Retour au collège
Bande Dessinée / Critique - écrit par iscarioth, le 04/09/2005 (Tags : retour theatre paris college sattouf riad ados
L'auteur
Riad Sattouf est un jeune dessinateur BD de 27 ans. Avec seulement quelques albums parus, il s'est déjà fait remarquer comme un auteur particulièrement acerbe. Avec Les Pauvres Aventures de Jérémie, publiées dans la collection Poisson Pilote de chez Dargaud, il s'engouffre dans le genre quotidien avec énormément de piquant. Il ose porter un regard sur la société avec un humour qui déplait beaucoup aux adeptes du consensualisme et du politiquement correct (son héros visite des sites X, s'interroge sur la démarche des « racailles des cités »...).
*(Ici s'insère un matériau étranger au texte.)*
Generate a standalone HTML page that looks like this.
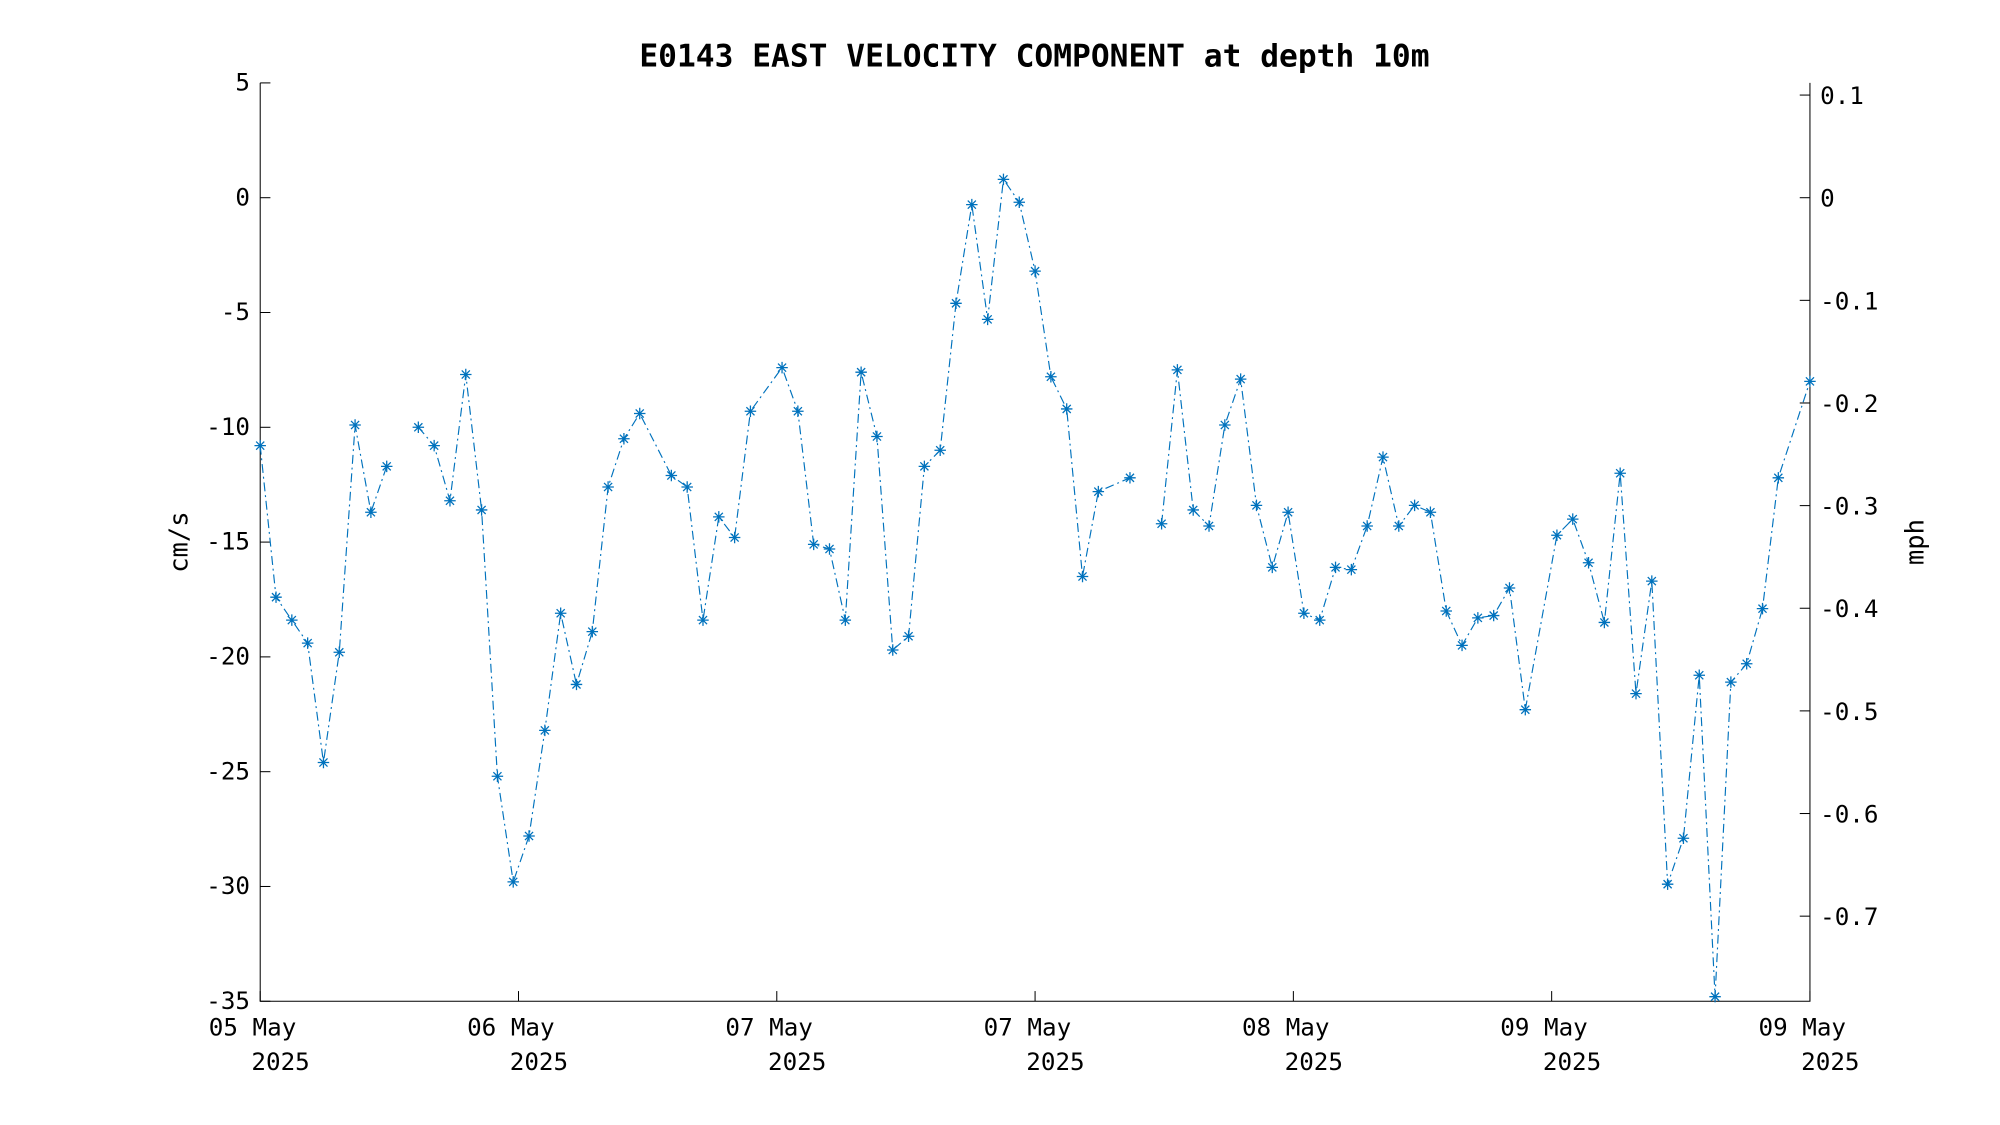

Avec non moins d'esprit critique, Sattouf a aussi investi la collection Bréal Jeunesse, aux côtés de Sfar et de Trondheim, avec les ouvrages Manuel du puceau et Ma circoncision (ce dernier ayant été fauché par la censure).
Come back to school
Avec Retour au collège, Riad Sattouf a eu une grande idée de BD-reportage : investir une classe de troisième dans un collège huppé de Paris. Se présentant comme un écrivain artiste-peintre (ça fait toujours mieux que dessinateur BD !) envoyé par le ministère de l'éducation nationale, Sattouf arrive à rejoindre pour quinze jours une classe de troisième au tempérament explosif. Avec ce séjour, il poursuit ses vieux démons, issus de la pire période de la jeunesse : la préadolescence. « Les noms et physionomies des personnages ont été modifiés. Par contre, les situations et les propos rapportés sont absolument véridiques », peut-on lire dans les premières pages de l'ouvrage. Vu la façon dont Sattouf a croqué les différents profils de la classe, les élèves de troisième C, malgré les changements de prénom et de physionomie, n'auront sans doute aucun mal à se reconnaître.
Autobiographique et observateur
Après une petite mise en bouche sur la genèse du projet, on s'immerge dans l'univers de la troisième C. Une immersion ponctuée de petites anecdotes ou récits tirés de la jeunesse de Sattouf, qui se situe, sur l'échelle hiérarchique du collège, tout en bas, dans « le club des pédés », le repère des blaireaux. Un ouvrage de reportage, donc, mais qui permet à l'auteur de revivre, de se remémorer et finalement d'exorciser ses années collège. Retour au collège est une véritable réussite : l'album reflète très bien ce que peut être l'ambiance d'une classe de troisième, quelle qu'elle soit. Seule la violence n'est pas vraiment représentée car peut-être plus prononcée dans les « ZEP » que dans les « Charles-Henri » et autres « Hubert-Edouard ». On retrouve ce qui a fait et fera toujours les années collège : l'échelle hiérarchique installée tacitement mais sûrement, les différents groupes et types de collégien, les codes vestimentaires intransigeants, la découverte de l'attirance sexuelle, les jeux de domination et de popularité, la discrimination et le racisme ordinaire... Mais même si l'on lit la désapprobation à certain moment sur le visage de Sattouf se mettant en scène dans sa bande dessinée, on ne décèle pas chez lui de message moralisateur ou agressif. Bien au contraire, à plusieurs moments dans son ouvrage, Sattouf effectue des retours en arrière et souligne par des parallèles que les choses ne changent pas et que la préadolescence reste ce qu'elle a toujours été, et ce à travers chaque génération...
Retour au collège est autobiographique, car Sattouf nous y raconte par flash back sa préadolescence. Mais c'est aussi une BD reportage qui plaira pour sa justesse à tous les adultes marqués par leurs années collège... Pour finir, on citera Truffaut, dans l'une de ses tirades sur l'enfance : « L'adolescence ne laisse un bon souvenir qu'aux adultes ayant mauvaise mémoire ».